Layer the eggs, sausage chunks, bay leaves and garlic cloves in two 2-quart sealable jars. Pour the slightly-cooled brine over them, distributing evenly, so that everything is submerged. Seal and refrigerate at least overnight and up to 3 weeks.


----------



## crazzycajun (Apr 16, 2019)

Don’t think I’ve seen sym seafood boil around here. Tried brining chicken thighs in zatarains one time very disappointing. Love me some pickled eggs though


----------



## WaterRat (Apr 16, 2019)

Oh man, ANOTHER thing I gotta try?!?!   Sounds tasty


----------



## banderson7474 (Apr 16, 2019)

SFL, did you use the vacuum sealer jar attachment for those?  I made the amish mustard eggs a cpl of weeks ago but put them in a container and now I'm wondering if they are still ok to eat when not vacuum sealed.


----------



## danbury (Apr 16, 2019)

banderson7474 said:


> SFL, did you use the vacuum sealer jar attachment for those?  I made the amish mustard eggs a cpl of weeks ago but put them in a container and now I'm wondering if they are still ok to eat when not vacuum sealed.



I've been making pickled eggs for 45 years give or take.  I don't use that recipe above, but if you follow at least the above recipe, you'll be fine.  I have never used a vacuum sealer nor even put them in the refrige.  Sometimes I will go through a dozen in a week or two, sometimes they last longer and never ever got sick.  The amount of vinegar used in his recipe is well enough to preserve them.


----------



## HalfSmoked (Apr 16, 2019)

I think you did this before Rick and I made some and they were awesome.

Warren


----------



## danbury (Apr 16, 2019)

I was born and raised in sw La. in Cameron Parish and my heritage is Cajun.
Use to be a little store down the road and they made pickled eggs and always had that big old jar on the counter.  When I was in high school I would always stop the morning for a pickled egg, butterfinger and a Dr.
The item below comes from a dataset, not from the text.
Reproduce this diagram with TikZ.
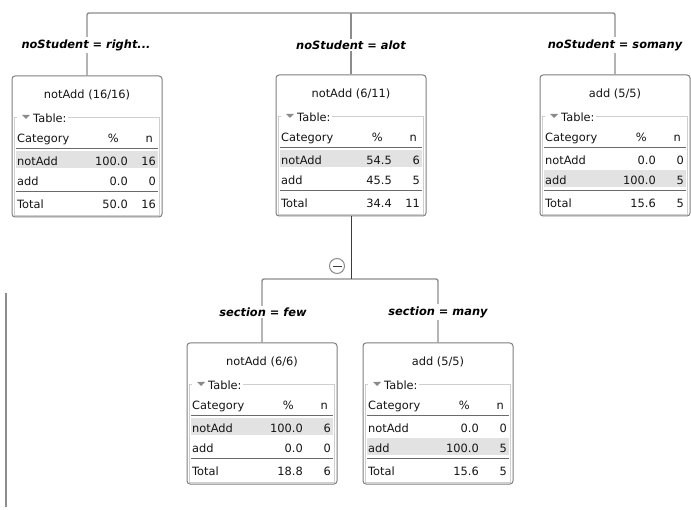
\documentclass[tikz,border=0pt]{standalone}
\usepackage{fontspec}
\setmainfont{DejaVu Sans}
\newfontfamily\labfont{DejaVu Sans Bold Oblique}

\definecolor{boxgray}{HTML}{7F7F7F}
\definecolor{framegray}{HTML}{CFCFCF}
\definecolor{sepgray}{HTML}{6A6A6A}
\definecolor{rowgray}{HTML}{E2E2E2}
\definecolor{conngray}{HTML}{8C8C8C}
\definecolor{darkline}{HTML}{3C3C3C}
\definecolor{txt}{HTML}{141414}
\definecolor{trigray}{HTML}{8A8A8A}

\tikzset{
  box/.style={draw=boxgray, line width=1pt, rounded corners=3pt, fill=white,
    minimum width=150pt, minimum height=141pt, inner sep=0pt},
  cell/.style={inner sep=0pt, text=txt, font=\fontsize{11.4}{13}\selectfont},
  lab/.style={fill=white, inner xsep=1pt, inner ysep=2pt, text=black,
    font=\labfont\fontsize{11.4}{13}\selectfont},
  conn/.style={draw=conngray, line width=1.4pt, rounded corners=2pt},
  stem/.style={draw=darkline, line width=1pt},
  sepline/.style={draw=sepgray, line width=0.9pt},
}

% One decision-tree node: name, left x, top y, title, top of shaded row,
% notAdd % and n, add % and n
\newcommand\leafbox[9]{%
  \def\leafx{#2}\def\leafy{#3}%
  \begin{scope}[shift={(#2,#3)}]
    \node[box] (#1) at (75,70.5) {};
    \fill[rowgray] (4,#5) rectangle (146,#5+17);
    \draw[framegray, line width=0.8pt] (2,41) rectangle (147,139);
    \fill[white] (5,37) rectangle (20,45);
    \fill[trigray] (10,39) -- (18,39) -- (14,43) -- cycle;
    \node[cell, anchor=mid west, fill=white, inner xsep=1pt] (#1-tab) at (20,43.5) {Table:};
    \node[cell] (#1-title) at (75,19) {#4};
    \node[cell, anchor=mid west] (#1-hc) at (5,64) {Category};
    \node[cell, anchor=mid east] (#1-hp) at (107,64) {\%};
    \node[cell, anchor=mid east] (#1-hn) at (141,64) {n};
    \draw[sepline] (4,72) -- (146,72);
    \node[cell, anchor=mid west] (#1-c1) at (5,87) {notAdd};
    \node[cell, anchor=mid east] (#1-p1) at (116,87) {#6};
    \node[cell, anchor=mid east] (#1-n1) at (144,87) {#7};
    \node[cell, anchor=mid west] (#1-c2) at (5,107) {add};
    \node[cell, anchor=mid east] (#1-p2) at (116,107) {#8};
    \node[cell, anchor=mid east] (#1-n2) at (144,107) {#9};
    \draw[sepline] (4,115) -- (146,115);
  \end{scope}}

% Total row of the node drawn last
\newcommand\leaftotal[3]{%
  \begin{scope}[shift={(\leafx,\leafy)}]
    \node[cell, anchor=mid west] (#1-ct) at (5,130) {Total};
    \node[cell, anchor=mid east] (#1-pt) at (116,130) {#2};
    \node[cell, anchor=mid east] (#1-nt) at (144,130) {#3};
  \end{scope}}

\begin{document}
\begin{tikzpicture}[x=1pt, y=-1pt]
  \useasboundingbox (0,0) rectangle (691,510);

  % nodes
  \leafbox{right}{12}{76}{notAdd (16/16)}{75}{100.0}{16}{0.0}{0}
  \leaftotal{right}{50.0}{16}
  \leafbox{alot}{276}{75}{notAdd (6/11)}{75}{54.5}{6}{45.5}{5}
  \leaftotal{alot}{34.4}{11}
  \leafbox{somany}{540}{75}{add (5/5)}{95}{0.0}{0}{100.0}{5}
  \leaftotal{somany}{15.6}{5}
  \leafbox{few}{187}{343}{notAdd (6/6)}{75}{100.0}{6}{0.0}{0}
  \leaftotal{few}{18.8}{6}
  \leafbox{many}{363}{343}{add (5/5)}{95}{0.0}{0}{100.0}{5}
  \leaftotal{many}{15.6}{5}

  % first split
  \coordinate (top) at (351,13);
  \draw[conn] (right.north) |- (top) -| (somany.north);
  \draw[conn] (top) -- (alot.north);

  % second split
  \coordinate (fork) at (351,279);
  \draw[conn] (few.north) |- (fork) -| (many.north);
  \draw[stem] (alot.south) -- (fork);

  % collapse toggle
  \node[circle, draw=conngray, line width=1pt, fill=white, minimum size=15pt,
    inner sep=0pt] (toggle) at (337,266) {};
  \draw[darkline, line width=0.9pt] ([xshift=-4.5pt]toggle.center) -- ([xshift=4.5pt]toggle.center);

  % branch labels
  \node[lab] (l-right) at (86,45) {noStudent = right...};
  \node[lab] (l-alot) at (351,45) {noStudent = alot};
  \node[lab] (l-somany) at (615,45) {noStudent = somany};
  \node[lab] (l-few) at (263,312) {section = few};
  \node[lab] (l-many) at (438,312) {section = many};

  % window edge
  \coordinate (edgeA) at (5.8,293);
  \coordinate (edgeB) at (5.8,507);
  \draw[draw=conngray, line width=2pt] (edgeA) -- (edgeB);
\end{tikzpicture}
\end{document}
Pepper... breakfast of champions!!!  I was fortunate enough that I got their recipe before I left La., which is a fairly simple recipe.  Vinegar, water, pickling spices, some Tony's or comparable, a bit more salt, couple garlic cloves, a bit of onion and of course the eggs.  
Now* SFLsmkr1* post is putting me in the mood to make some!


----------



## BGKYSmoker (Apr 16, 2019)

No i did not use a vac to seal the jars, just filled to top and put the lid and ring on.

Pickled eggs are in some of the bars up in PA.


----------



## BGKYSmoker (Apr 16, 2019)

HalfSmoked said:


> I think you did this before Rick and I made some and they were awesome.
> 
> Warren



I think i did somewhere.


----------



## HalfSmoked (Apr 16, 2019)

SFLsmkr1 said:


> No i did not use a vac to seal the jars, just filled to top and put the lid and ring on.
> 
> Pickled eggs are in some of the bars up in PA.



Yup pickled eggs, pigs feet, ham hocks, onions and hot sausage.
Those were the days my friend.

Warren


----------



## Steve H (Apr 17, 2019)

We don't have SYM here either. But I'm going to try mixing the eggs and sausage together. When I get back from Arkansas that will be on my to do list.


----------



## lumpy (Apr 24, 2019)

Reminds me of Lumpy's jalapeno smoked pickled eggs eh!


----------